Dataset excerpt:
-- Begin --
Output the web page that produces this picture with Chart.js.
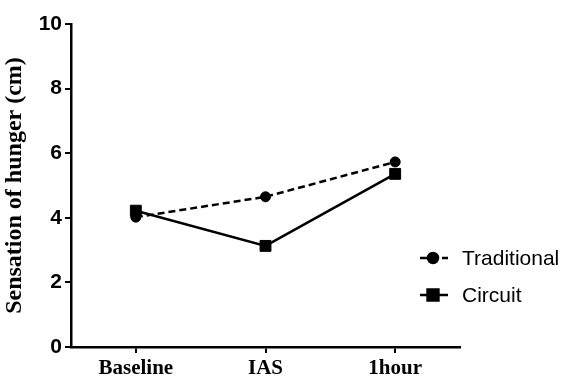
<!DOCTYPE html>
<html>
<head>
<meta charset="utf-8">
<script src="https://cdn.jsdelivr.net/npm/chart.js@4.4.1/dist/chart.umd.min.js"></script>
<style>
  html, body { margin: 0; padding: 0; background: #fff; }
  #wrap { width: 563px; height: 376px; }
</style>
</head>
<body>
<div id="wrap"><canvas id="c" width="563" height="376"></canvas></div>
<script>
const categories = ['Baseline', 'IAS', '1hour'];
const traditional = [4.02, 4.65, 5.73];
const circuit = [4.22, 3.13, 5.36];
const yTicks = [0, 2, 4, 6, 8, 10];

// legend drawn by hand: line + marker + label, like the original
const lineLegend = {
  id: 'lineLegend',
  afterDraw(chart) {
    const ctx = chart.ctx;
    const items = [
      { ds: chart.data.datasets[0], y: 258 },
      { ds: chart.data.datasets[1], y: 295 }
    ];
    ctx.save();
    items.forEach(it => {
      const ds = it.ds;
      ctx.strokeStyle = '#000';
      ctx.lineWidth = 2.5;
      ctx.setLineDash(ds.borderDash || []);
      ctx.beginPath();
      ctx.moveTo(420, it.y);
      ctx.lineTo(448, it.y);
      ctx.stroke();
      ctx.setLineDash([]);
      Chart.helpers.drawPoint(ctx, {
        pointStyle: ds.pointStyle,
        radius: ds.pointRadius,
        borderWidth: 1
      }, 433, it.y);
      ctx.fillStyle = '#000';
      ctx.fill();
      ctx.font = '21px "Liberation Sans", Arial, sans-serif';
      ctx.textBaseline = 'middle';
      ctx.textAlign = 'left';
      ctx.fillText(ds.label, 462, it.y + 1);
    });
    ctx.restore();
  }
};

new Chart(document.getElementById('c'), {
  type: 'line',
  data: {
    labels: categories,
    datasets: [
      {
        label: 'Traditional',
        data: traditional,
        borderColor: '#000',
        backgroundColor: '#000',
        borderWidth: 2.5,
        borderDash: [7, 4],
        pointStyle: 'circle',
        pointRadius: 5,
        pointBorderWidth: 1,
        tension: 0
      },
      {
        label: 'Circuit',
        data: circuit,
        borderColor: '#000',
        backgroundColor: '#000',
        borderWidth: 2.5,
        pointStyle: 'rect',
        pointRadius: 7.7,
        pointBorderWidth: 1,
        tension: 0
      }
    ]
  },
  options: {
    responsive: false,
    animation: false,
    layout: { padding: { top: 24, right: 103, left: 0, bottom: 0 } },
    plugins: { legend: { display: false }, tooltip: { enabled: false } },
    scales: {
      x: {
        offset: true,
        grid: { drawOnChartArea: false, drawTicks: true, tickLength: 6, color: '#000', lineWidth: 2 },
        border: { color: '#000', width: 2.5 },
        ticks: {
          color: '#000',
          padding: 3,
          font: { family: '"Liberation Serif", "Times New Roman", serif', size: 21, weight: 'bold' }
        },
        afterFit(scale) { scale.height = 29; }
      },
      y: {
        min: 0,
        max: 10,
        afterBuildTicks(scale) { scale.ticks = yTicks.map(v => ({ value: v })); },
        grid: { drawOnChartArea: false, drawTicks: true, tickLength: 6, color: '#000', lineWidth: 2 },
        border: { color: '#000', width: 2.5 },
        ticks: {
          color: '#000',
          padding: 3,
          font: { family: '"Liberation Sans", Arial, sans-serif', size: 21, weight: 'bold' }
        },
        title: {
          display: true,
          text: 'Sensation of hunger (cm)',
          color: '#000',
          padding: { top: 0, bottom: 4 },
          font: { family: '"Liberation Serif", "Times New Roman", serif', size: 24, weight: 'bold' }
        },
        afterFit(scale) { scale.width = 71; }
      }
    }
  },
  plugins: [lineLegend]
});
</script>
</body>
</html>
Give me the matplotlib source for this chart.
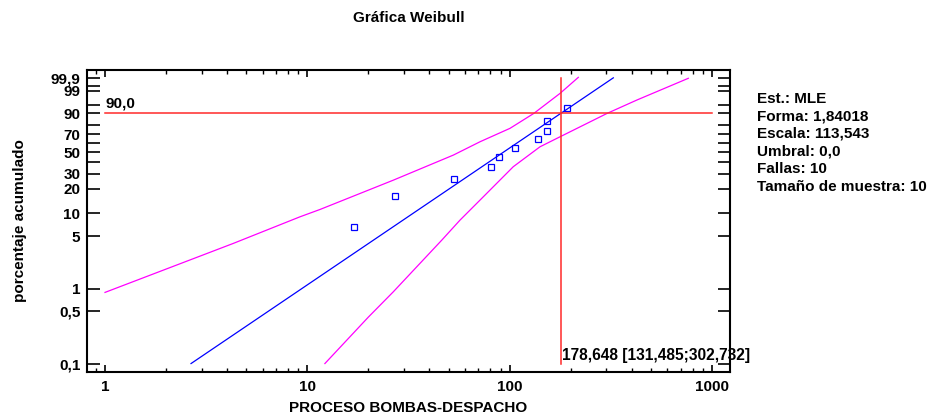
import numpy as np
import matplotlib
matplotlib.use('Agg')
import matplotlib.pyplot as plt
from matplotlib.ticker import FixedLocator, FixedFormatter, LogLocator, NullFormatter

plt.rcParams['font.family'] = ['Liberation Sans', 'DejaVu Sans']
plt.rcParams['font.weight'] = 'bold'
plt.rcParams['font.size'] = 11

# data
datos_x = [16.9, 27.0, 52.8, 81.0, 88.1, 105.7, 137.8, 152.1, 153.2, 192.3]
datos_p = [6.7, 16.3, 26.0, 35.6, 45.2, 54.8, 64.4, 74.0, 83.7, 93.3]

forma = 1.84018
escala = 113.543
p90 = 90.0
x90 = 178.648
x90_inf = 131.485
x90_sup = 302.732

# confidence band, upper / left curve
banda1_x = [1.0, 4.30, 9.19, 11.54, 26.6, 52.6, 71.3, 100.2, 131.5, 177.0, 218.0]
banda1_p = [0.9, 4.03, 8.95, 11.1, 25.3, 46.9, 61.6, 76.5, 90.0, 98.6, 99.91]
# confidence band, lower / right curve
banda2_x = [12.2, 20.0, 26.6, 46.1, 56.7, 74.0, 104.0, 141.0, 177.0, 302.7, 424.0, 762.0]
banda2_p = [0.1, 0.42, 0.92, 4.45, 8.1, 16.0, 35.7, 55.9, 67.2, 90.0, 96.9, 99.89]

y_ticks = [0.1, 0.5, 1, 5, 10, 20, 30, 40, 50, 60, 70, 80, 90, 95, 99, 99.5, 99.9]
y_labels = ['0,1', '0,5', '1', '5', '10', '20', '30', '', '50', '', '70', '', '90', '', '99', '', '99,9']
x_ticks = [1, 10, 100, 1000]
x_labels = ['1', '10', '100', '1000']

stats = ['Est.: MLE', 'Forma: 1,84018', 'Escala: 113,543', 'Umbral: 0,0',
         'Fallas: 10', 'Tamaño de muestra: 10']


def fwd(p):
    q = np.clip(np.asarray(p, dtype=float) / 100.0, 1e-9, 1 - 1e-12)
    return np.log(-np.log(1 - q))


def inv(w):
    return 100.0 * (1 - np.exp(-np.exp(w)))


fig = plt.figure(figsize=(9.33, 4.19), dpi=100)
ax = fig.add_axes([86.7 / 933, 1 - 372 / 419, (730 - 86.7) / 933, (372 - 70) / 419])
ax.set_xscale('log')
ax.set_yscale('function', functions=(fwd, inv))
ax.set_xlim(0.812, 1224)
ax.set_ylim(0.077, 99.985)

# fitted weibull line
p_lin = np.array([0.1, 99.9])
x_lin = escala * (-np.log(1 - p_lin / 100)) ** (1 / forma)
ax.plot(x_lin, p_lin, color='#0000ff', lw=0.9)

ax.plot(banda1_x, banda1_p, color='#ff00ff', lw=0.9)
ax.plot(banda2_x, banda2_p, color='#ff00ff', lw=0.9)

ax.plot(datos_x, datos_p, ls='none', marker='s', ms=4, mfc='none', mec='#0000ff', mew=0.9)

# 90% crosshair
ax.plot([1, 1000], [p90, p90], color='#ff2a2a', lw=1.1)
ax.plot([x90, x90], [0.1, 99.9], color='#ff2a2a', lw=1.1)
ax.annotate('90,0', (1, p90), xytext=(0, 2), textcoords='offset points',
            ha='left', va='bottom', fontsize=11, fontweight='bold')
ax.annotate('178,648 [131,485;302,732]', (x90, 0.1), xytext=(0.5, 0.5),
            textcoords='offset points', ha='left', va='bottom', fontsize=11.2, fontweight='bold')

ax.yaxis.set_major_locator(FixedLocator(y_ticks))
ax.yaxis.set_major_formatter(FixedFormatter(y_labels))
ax.yaxis.set_minor_locator(FixedLocator([]))
ax.xaxis.set_major_locator(FixedLocator(x_ticks))
ax.xaxis.set_major_formatter(FixedFormatter(x_labels))
ax.xaxis.set_minor_locator(LogLocator(base=10, subs=np.arange(2, 10)))
ax.xaxis.set_minor_formatter(NullFormatter())

ax.tick_params(axis='y', which='major', direction='in', length=9, width=1.2,
               left=True, right=True, pad=4.5, labelsize=11)
ax.tick_params(axis='x', which='major', direction='in', length=5, width=1.2,
               top=True, bottom=True, pad=6, labelsize=11)
ax.tick_params(axis='x', which='minor', direction='in', length=3, width=1,
               top=True, bottom=True)
for s in ax.spines.values():
    s.set_linewidth(1.5)

fig.text(409 / 933, 1 - 18 / 419, 'Gráfica Weibull', ha='center', va='center',
         fontsize=11, fontweight='bold')
fig.text(408 / 933, 1 - 408 / 419, 'PROCESO BOMBAS-DESPACHO', ha='center', va='center',
         fontsize=11, fontweight='bold')
fig.text(20 / 933, 1 - 221 / 419, 'porcentaje acumulado', ha='center', va='center',
         rotation=90, fontsize=11, fontweight='bold')

for i, t in enumerate(stats):
    fig.text(757 / 933, 1 - (99 + 17.5 * i) / 419, t, ha='left', va='center',
             fontsize=11, fontweight='bold')

fig.savefig('out.png', dpi=100)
-- End --
▶ **Written task**
Keep to the lines between the line with "Give me the matplotlib source for this chart." and the line with "x90_sup = 302.732", inclusive, and transcribe them without pictures.

▶ **Output**
Give me the matplotlib source for this chart.
import numpy as np
import matplotlib
matplotlib.use('Agg')
import matplotlib.pyplot as plt
from matplotlib.ticker import FixedLocator, FixedFormatter, LogLocator, NullFormatter

plt.rcParams['font.family'] = ['Liberation Sans', 'DejaVu Sans']
plt.rcParams['font.weight'] = 'bold'
plt.rcParams['font.size'] = 11

# data
datos_x = [16.9, 27.0, 52.8, 81.0, 88.1, 105.7, 137.8, 152.1, 153.2, 192.3]
datos_p = [6.7, 16.3, 26.0, 35.6, 45.2, 54.8, 64.4, 74.0, 83.7, 93.3]

forma = 1.84018
escala = 113.543
p90 = 90.0
x90 = 178.648
x90_inf = 131.485
x90_sup = 302.732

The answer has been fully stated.